This week’s Flipped looks at A Distant Neighborhood and considers the various sides of Jiro Taniguchi. (I bet he has more than five; that’s just based on his works that are available in English.)
As I suspected I would, I’ve wound up with an extra copy of the first volume of the book. I’m kind of like one of those animals that shouldn’t be allowed to free feed, at least on Fanfare/Ponent Mon titles. If I see one, I feel a panicky compulsion to buy it. So I picked it up at SPX strongly suspecting that I’d pre-ordered it through Diamond as well, which I had. (And let’s face it, pre-ordering through Diamond doesn’t always guarantee that you’ll get the book as a result.)
But my poor impulse control is your free manga. In this blog’s grand tradition of chintzy giveaways, I’m offering up the unread copy of the first volume of A Distant Neighborhood. All you need to do is fire me an email at DavidPWelsh at yahoo dot com that includes a year of your life you might revisit if you could do so with present knowledge intact. You don’t have to over-share; just a year will be fine.
I’ll arbitrarily set the deadline at midnight Friday, Oct. 16, 2009, and randomly draw the winner from the entries.
Upcoming 10/7/2009
This week’s ComicList has some welcome, off-the-beaten-path items, so let’s dig in.
The arrival of one book from Fanfare/Ponent Mon is a welcome delight.
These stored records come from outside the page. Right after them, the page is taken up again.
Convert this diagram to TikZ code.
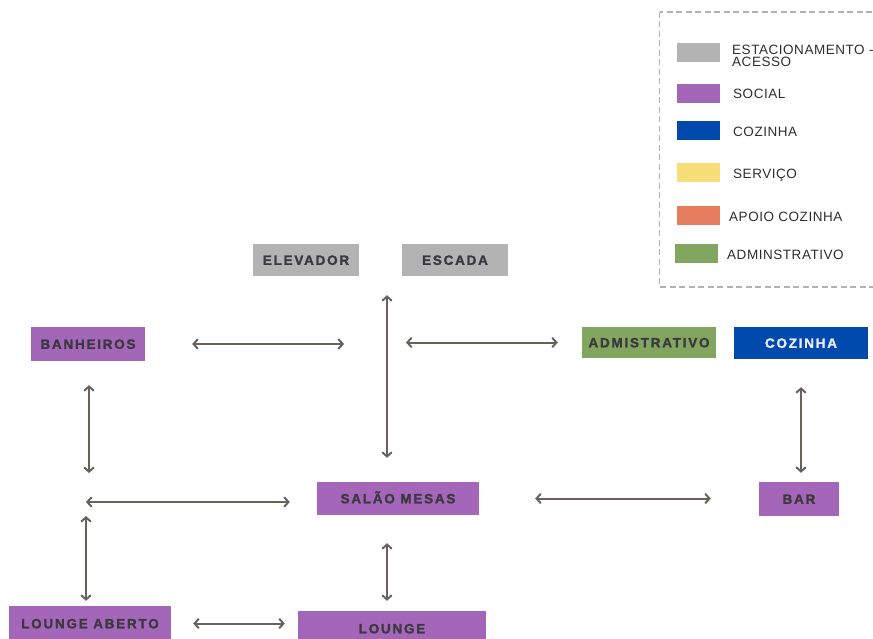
\documentclass[tikz,border=0pt]{standalone}
\usepackage{fontspec}
\setmainfont{Liberation Sans}
\newfontfamily\boxfont[LetterSpace=13,FakeBold=1.6]{Liberation Sans Bold}
\newfontfamily\legendfont[LetterSpace=4]{Liberation Sans}
\usetikzlibrary{arrows.meta}
\definecolor{grayzone}{HTML}{B3B3B3}
\definecolor{socialzone}{HTML}{A466B8}
\definecolor{kitchenzone}{HTML}{0049AD}
\definecolor{servicezone}{HTML}{F7DE78}
\definecolor{supportzone}{HTML}{E57D5E}
\definecolor{adminzone}{HTML}{82A65F}
\definecolor{linkcol}{HTML}{67635C}
\definecolor{boxtext}{HTML}{3C3840}
\definecolor{legendtext}{HTML}{2E2E2E}
\tikzset{
  zone/.style={rectangle, inner sep=0pt, text=boxtext, font=\boxfont\fontsize{13.5}{14}\selectfont,
               text height=9.7pt, text depth=0pt},
  swatch/.style={rectangle, inner sep=0pt, minimum width=43pt, minimum height=19pt},
  legendlabel/.style={anchor=base west, inner sep=0pt, text=legendtext,
               font=\legendfont\fontsize{13.5}{12}\selectfont, align=left},
  link/.style={draw=linkcol, line width=2pt,
               {Straight Barb[length=4pt,width=9pt,line cap=round]}-{Straight Barb[length=4pt,width=9pt,line cap=round]}},
}
\begin{document}
\begin{tikzpicture}[x=1pt,y=-1pt]
\useasboundingbox (0,0) rectangle (873,639);

% legend frame
\draw[draw=black!30, line width=1.3pt, dash pattern=on 6pt off 3.5pt] (659.5,12) rectangle (885,287);
\node[swatch, fill=grayzone]    (lgGray)   at (698.5,52.5) {};
\node[swatch, fill=socialzone]  (lgSocial) at (698.5,93.5) {};
\node[swatch, fill=kitchenzone] (lgKitch)  at (698.5,131) {};
\node[swatch, fill=servicezone] (lgServ)   at (698.5,173) {};
\node[swatch, fill=supportzone] (lgSupp)   at (698.5,215.5) {};
\node[swatch, fill=adminzone]   (lgAdmin)  at (696,253.5) {};
% two-line label: the base anchor sits on the last line
\node[legendlabel] (tGray) at (732,66.5) {ESTACIONAMENTO -\\ACESSO};
\node[legendlabel] (tSocial) at (733,99) {SOCIAL};
\node[legendlabel] (tKitch)  at (733,137) {COZINHA};
\node[legendlabel] (tServ)   at (733,179) {SERVIÇO};
\node[legendlabel] (tSupp)   at (729,222) {APOIO COZINHA};
\node[legendlabel] (tAdmin)  at (727,260) {ADMINSTRATIVO};

% zones
\node[zone, fill=grayzone, minimum width=106pt, minimum height=32pt] (elev) at (306,260) {ELEVADOR};
\node[zone, fill=grayzone, minimum width=106pt, minimum height=32pt] (esc)  at (455,260) {ESCADA};
\node[zone, fill=socialzone, minimum width=114pt, minimum height=34pt] (ban) at (88,344) {BANHEIROS};
\node[zone, fill=adminzone, minimum width=134pt, minimum height=31pt] (adm) at (649,342.5) {ADMISTRATIVO};
\node[zone, fill=kitchenzone, text=white!92!blue, minimum width=134pt, minimum height=32pt] (coz) at (801,343) {COZINHA};
\node[zone, fill=socialzone, minimum width=162pt, minimum height=33pt] (sal) at (398,498.5) {SALÃO MESAS};
\node[zone, fill=socialzone, minimum width=80pt, minimum height=34pt] (bar) at (799,499) {BAR};
\node[zone, fill=socialzone, minimum width=162pt, minimum height=35pt] (la) at (90,623.5) {LOUNGE ABERTO};
\node[zone, fill=socialzone, minimum width=188pt, minimum height=35pt] (lounge) at (392,628.5) {LOUNGE};

% junction points of the circulation
\coordinate (hub) at (387,343);
\coordinate (wj) at (86,502);

% circulation links
\draw[link, shorten <=19pt, shorten >=24pt] (hub |- elev.south) -- (hub |- sal.north);
\draw[link, shorten <=47pt, shorten >=43pt] (ban.east) -- (ban.east -| hub);
\draw[link, shorten <=19pt, shorten >=24pt] (adm.west -| hub) -- (adm.west);
\draw[link, shorten <=28pt, shorten >=9pt] (coz.south) -- (coz.south |- bar.north);
\draw[link, shorten <=56pt, shorten >=48pt] (sal.east) -- (sal.east -| bar.west);
\draw[link, shorten >=27pt] (wj) -- (wj -| sal.west);
\draw[link, shorten <=24pt, shorten >=29pt] ([xshift=1pt]ban.south) -- ([xshift=1pt]ban.south |- wj);
\draw[link, shorten <=14pt, shorten >=5pt] (wj) -- (wj |- la.north);
\draw[link, shorten <=22pt, shorten >=13pt] (la.east) -- (la.east -| lounge.west);
\draw[link, shorten <=28pt, shorten >=10pt] (sal.south -| hub) -- (lounge.north -| hub);
\end{tikzpicture}
\end{document}
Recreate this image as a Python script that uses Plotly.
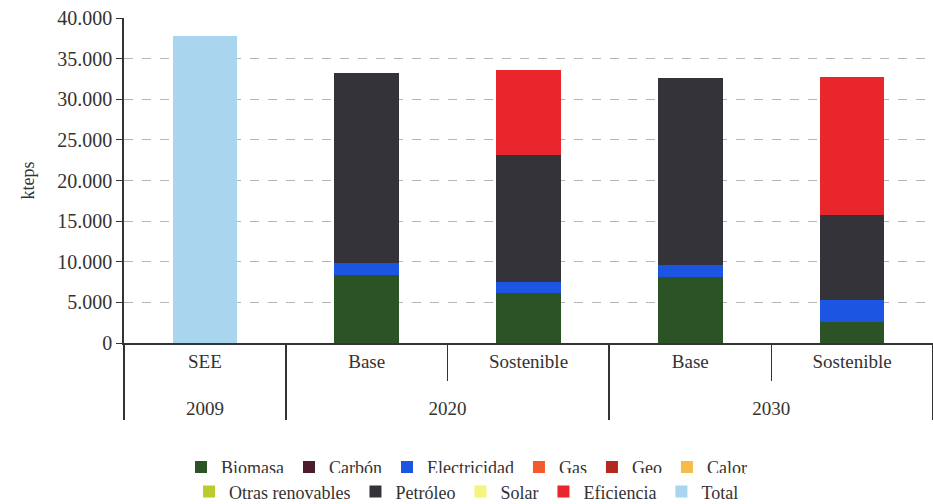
import plotly.graph_objects as go

# Categories: year (outer level) and scenario (inner level)
years = ["2009", "2020", "2020", "2030", "2030"]
scenarios = ["SEE", "Base", "Sostenible", "Base", "Sostenible"]

# Final energy by source, kteps
biomasa = [0, 8400, 6100, 8150, 2600]
carbon = [0, 0, 0, 0, 0]
electricidad = [0, 1400, 1450, 1450, 2700]
gas = [0, 0, 0, 0, 0]
geo = [0, 0, 0, 0, 0]
calor = [0, 0, 0, 0, 0]
otras_renovables = [0, 0, 0, 0, 0]
petroleo = [0, 23400, 15600, 23000, 10450]
solar = [0, 0, 0, 0, 0]
eficiencia = [0, 0, 10450, 0, 17050]
total = [37800, 0, 0, 0, 0]

series = [
    ("Biomasa", biomasa, "#2b5326", "legend"),
    ("Carbón", carbon, "#4a1c2c", "legend"),
    ("Electricidad", electricidad, "#1d55e3", "legend"),
    ("Gas", gas, "#f4582c", "legend"),
    ("Geo", geo, "#b3281f", "legend"),
    ("Calor", calor, "#f7bb4a", "legend"),
    ("Otras renovables", otras_renovables, "#b9cc2c", "legend2"),
    ("Petróleo", petroleo, "#333339", "legend2"),
    ("Solar", solar, "#f6f47c", "legend2"),
    ("Eficiencia", eficiencia, "#e8262b", "legend2"),
    ("Total", total, "#a9d5ef", "legend2"),
]

FONT = "Liberation Serif"
INK = "#333333"

# outer labels get a leading line break so the year row sits lower
year_labels = ["<br>" + y for y in years]

fig = go.Figure()
for name, vals, color, leg in series:
    fig.add_trace(go.Bar(
        name=name,
        x=[year_labels, scenarios],
        y=vals,
        marker=dict(color=color, line=dict(width=0)),
        legend=leg,
    ))

legend_style = dict(
    orientation="h",
    xref="container", yref="container",
    x=0.5, xanchor="center", yanchor="middle",
    font=dict(family=FONT, size=18, color=INK),
    traceorder="normal",
    itemclick=False, tracegroupgap=0,
)

fig.update_layout(
    width=933,
    height=504,
    barmode="stack",
    bargap=0.6,
    separators=",.",
    paper_bgcolor="white",
    plot_bgcolor="white",
    font=dict(family=FONT, size=18, color=INK),
    margin=dict(l=124, r=0, t=18, b=161),
    legend=dict(legend_style, y=0.073),
    legend2=dict(legend_style, y=0.024),
)

fig.update_xaxes(
    type="multicategory",
    showline=True,
    linecolor=INK,
    linewidth=1.5,
    ticks="outside",
    tickson="boundaries",
    ticklen=36,
    tickcolor=INK,
    showdividers=True,
    dividercolor=INK,
    dividerwidth=1.5,
    tickfont=dict(family=FONT, size=19, color=INK),
    showgrid=False,
)

fig.update_yaxes(
    range=[0, 40000],
    dtick=5000,
    tickformat=",d",
    showline=True,
    linecolor=INK,
    linewidth=1.5,
    ticks="outside",
    ticklen=6,
    tickcolor=INK,
    showgrid=True,
    gridcolor="#b5b5b5",
    gridwidth=1,
    griddash="dash",
    zeroline=False,
    tickfont=dict(family=FONT, size=20, color=INK),
    title=dict(text="kteps", font=dict(family=FONT, size=18, color=INK), standoff=18),
)

fig.write_html("out.html")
The arrival of two seems positively decadent, but that’s what they do, and both are from master illustrator Jiro Taniguchi. Which excites you more will depend on your taste for Taniguchi. Summit of the Gods, about fateful trips up Mt. Everest, is in his man-versus-nature vein, like The Ice Wanderer and Quest for the Missing Girl. A Distant Neighborhood is more slice-of-life, kind of like his story in Japan as Viewed by 17 Creators or The Walking Man (if it had a plot). I picked up the first two volumes of A Distant Neighborhood at Small Press Expo and can heartily recommend it. I’ll cover it in more depth later, but it’s about a middle-aged man who wakes up as his teen-aged self shortly before his father’s disappearance.
There are two arrivals that can be described as clever ideas executed extremely well. R. Sikoryak’s Masterpiece Comics (Drawn & Quarterly) was another SPX purchase. In it, Sikoryak fuses classic literature with classic comics in some extremely witty ways. Blondie and Dagwood are reinvented as Adam and Eve, Mary Worth becomes Lady Macbeth, Bazooka Joe does Dante, and so on. The juxtapositions are great, and Sikoryak’s ability to adopt such a variety of visual styles is very impressive. The book is more amusing than absorbing, but there’s an amazing amount of craft on display.
I’ve already written about The Zombie Survival Guide: Recorded Attacks (Random House), mostly for its weird crediting of author Max Books and illustrator Ibraim Roberson on the review copy I received and the web listing, some of which seems to have been fixed. Brooks inserts zombies into various, far-flung scenarios – the colonial Caribbean, a Foreign Legion outpost in northern Africa, even pre-history – offering a faux-anthropological examination of zombie encounters through history. Again, it’s clever, and Roberson draws the heck out of it. I’d recommend it for zombie fans looking for a marginally fresh take on the (in my opinion) exhausted topic.
I tend to like the shôjo titles CMX publishes. I’ve heard effusive praise for Ken Saito’s The Name of the Flower, and I’ll track it down at some point, but in the meantime, I was glad to receive a review copy of Oh! My Brother so I could get a sense of Saito’s style. It’s got its strong points, mostly in terms of interesting characters and nicely delivered emotional moments. It’s about a girl who finds herself sharing her body with the spirit of her dead older brother, trying to help him with his unfinished business. That could have turned into something really unsavory, but Saito takes a sweet, sensitive approach to the material, thankfully. Some of the storytelling is a little sketchy, but there’s a nice, sentimental core to the work. I suspect Brother came before Flower, though I can’t seem to find any confirmation of that.
Viz releases many, many books this week, some of which will very likely show up on the Graphic Book Best Seller List over at The New York Times, but my attention is fixated on the second volume of Kimi ni Todoke: From Me to You, written and illustrated by Karuho Shiina. It’s about an outwardly off-putting girl trying to convince her classmates that she didn’t crawl out of a well to claim their souls. I liked the first volume a lot.
I couldn’t find it on Image’s web site with a sextant and a dowsing rod, but I’ll definitely pick up the second issue of Brandon Graham’s King City, as I really enjoyed the first. It’s a pamphlet reprinting of a book Tokyopop originally published as a paperback. I missed it in digest form, so I’m glad Image and Tokyopop are giving readers a second bite of the apple, particularly in a format that’s probably friendlier to Graham’s illustrations.